Whereas the first book shows how China’s vast population was often perceived as a threat to European settlers’ plans for an “ideal society”, Southeast Asia and New Zealand demonstrates that Asia as a whole appeared to be a large, threatening continent where communism was taking hold. Consequently, in the immediate post-war decades, New Zealand’s foreign policy in Southeast Asia was concerned with regional security. In 1951, New Zealand’s Minister of External Affairs F W Doidge observed that giving aid to the wider region grew out of New Zealand’s desire to “stem the tide of communism”.

Published in association with the Institute of Southeast Asian Studies, Singapore and the New Zealand Institute of International Affairs, Southeast Asia and New Zealand is divided into 12 chapters. The first three cover defence, regional organisation, and trade and commerce; the remaining nine each feature the separate bilateral relationships with New Zealand’s principal partners in Southeast Asia. Each affiliation has quite different characteristics, ably demonstrated by the 11 contributors, each responsible for a separate chapter.
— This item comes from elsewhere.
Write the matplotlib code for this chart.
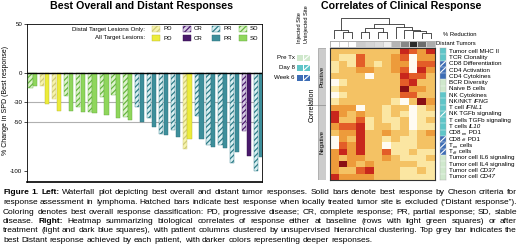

The list of contributors reads like a political who’s who. Michael Green, New Zealand’s ambassador to Indonesia from 1997 to 2001, writes of the uneasy partnership between New Zealand and Indonesia, and concludes his chapter by reporting that “sustained improvement in bilateral relations depends ultimately on events in Indonesia but a positive course has been set.” Gerald Hensley, a former New Zealand High Commissioner to Singapore states:

The comfortable relationship which grew up between New Zealand and the Republic of Singapore in the second half of the 20th century played a decisive part in introducing New Zealand to Asia. This though, was one of history’s happiest ironies. For much of the century New Zealand looked to Singapore as its protection from Asia, first from the ambitions of Japan and then from those of Chinese-backed communism.

 

Another chapter discussing New Zealand’s warm relationship with the Philippines is provided by Rhys Richards, who was a diplomat in that country’s first New Zealand Embassy.

Other contributors, like Robert Rabel, author of New Zealand and the Vietnam War: Politics and Diplomacy (2005), have written extensively on regional history and are professors of history or politics in New Zealand universities, giving the book authenticity and credibility. Intended as an academic account of Southeast Asia-New Zealand relations as they emerged from the end of WWII, the book will be more easily read by those interested in the subject. However, although the information may seem rather esoteric, the book is well written, and its numerous acronyms supported by an expansive glossary, make it well worth the consideration of a wider audience.

 

Elaine Clark is completing a Master of New Zealand Studies at Victoria University of Wellington.